The Freedom Experiment • How I'm Traveling Every Country in the World (Part 1/3)
The Freedom Experiment • How I'm Traveling Every Country in the World (Part 2/3)
The Freedom Experiment • How I'm Traveling Every Country in the World (Part 3/3)

BUENOS AIRES AS HOME BASE

At this point on my globetrotting journeys, I mastered being a digital nomad, traveling 20 countries in 16 weeks. So I figured, why stop? I always wanted to visit Argentina, which didn't make it onto Around-the-World 2005 trip because Star Alliance didn't have an airline partner down there. Also on my Facebook feed, I happen to see that one of my former interns-turned-friends now lives in Columbia, countries no. 60 and 61, here I come!

Once down there, I had to see Iguazú Falls and hired a local driver to take me to Paraguay from there, country no. 62. Since I spent several weeks in Buenos Aires as a base (it's really far down there, it's kinda like Australia, once you're down there, you might as well see everything in the region), so I took a ferry to Uruguay, country no. 63. At this point, it still hadn't occurred to me to visit every country in the world. It hadn't even occurred to me to visit 100 countries.


BACK-BREAK AND HEART-BREAK

Soon after, given that my dad passed away suddenly at the beginning of this "16 countries in 16 weeks" journey, financial crisis struck our family. And since I'm the type to meticulously organize all family affairs in neatly tabbed binders and shouldered the sky for my family for 3 decades, I rushed home to the rescue, with a "last hurrah" in Panama, country no. 64, before spending months as the family grief counsellor, mover, painter, plumber, electrician, man-with-a-van, hoarding clearer, financial planner, estate manager, motivational cheerleader, so mom can safely retire in comfort and my siblings wouldn't have to hold up the crushing sky like I did.

It was back breaking work, to break apart two hoarders' furniture because donation centres didn't accept them. I spent weeks scrubbing black mould that would not let go of the house we had to sell for mom's financial survival. Every scrub was watered down with my heartbroken tears: I had sacrificed my entire existence (no social life, no love life, no fun, no play) to find and afford my family this beautiful, catalogue home, and I was handed back this mould-infested hoarding nightmare.


WHAT IF I TRAVEL 100 COUNTRIES...

I spent the following summer healing my back-broken body and heart-broken soul. I wadded in gratitude for never wanting kids, and knowing 100.0000% that I, Ellany Lea, wouldn't and couldn't impose such back-break and heart-break onto the next generation. Thanks to Somatic Experiencing plus the ten preceding years of self-development, I healed decades of trauma, thawed my nervous system like a mofo and rekindled a fierceness to be me with no other human having a say.

In that spaciousness, the seed of "What if I could travel to 100 countries?" sprouted.

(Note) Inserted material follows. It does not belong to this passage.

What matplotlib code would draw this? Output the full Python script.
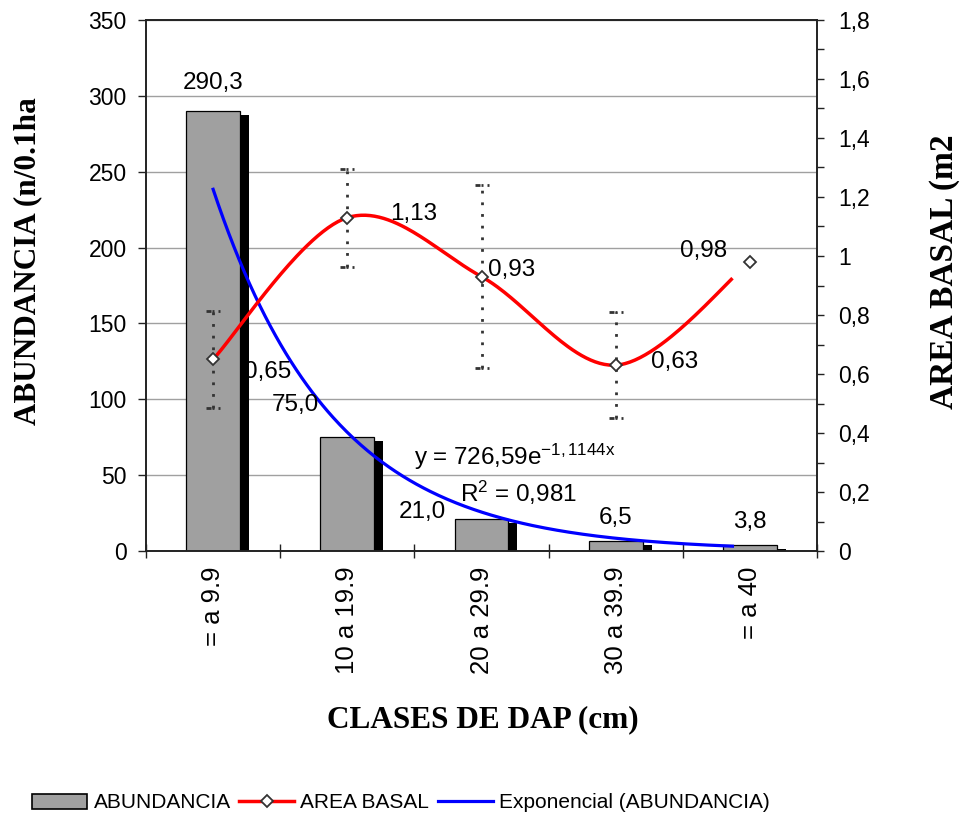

I thought, "OK, I am not a white extroverted Western 20-something boy. I am a colored introverted non-belonging 30-something woman. Add being a highly sensitive empath, who absorbs everyone else's crap and to whom small talk and mosquito bites feel like needles under fingernails, hmm... it this a good idea?"


PEACEFUL AND TRANQUIL TRAVELS

So I pulled out my trusty Excel spreadsheet and researched beautiful, tranquil places that I wanted to see (f*ck travel guidebooks and critics who have not traveled). I flowed through Ireland, country no. 65, Slovenia, Albania, Serbia, Macedonia, Bulgaria, Monaco, Andorra, San Marino, Romania, Moldova, Poland, Hungary, Iceland, Norway, Finland, Estonia, Latvia, Lithuania, St-Petersburg in Russia, Belarus (this visa was the most peculiar to date, a story for another time) and Ukraine. Country counter now stood at 86!

I even passed through Barcelona and "visited" the Sagrada Familia cathedral on YouTube plus admiring it from the gardens, in order to skip the hoooooooards of people there. Clever, right? I learned more via that YouTube documentary than I would have there.

Country no. 86 marked a major turning point in my globetrotting mindset. It had really sunk in to my psyche and my wisdom-body that every place is the same: taxi drivers at the airport overcharge (I would if I were one), loss occurs at every foreign exchange (I'd take my cut too if I were the forex), things go wrong, and things go right, most of which you have no control over. Many Arab men felt entitled to harass me, while others were my heroes and saviours out of awkward hiccups.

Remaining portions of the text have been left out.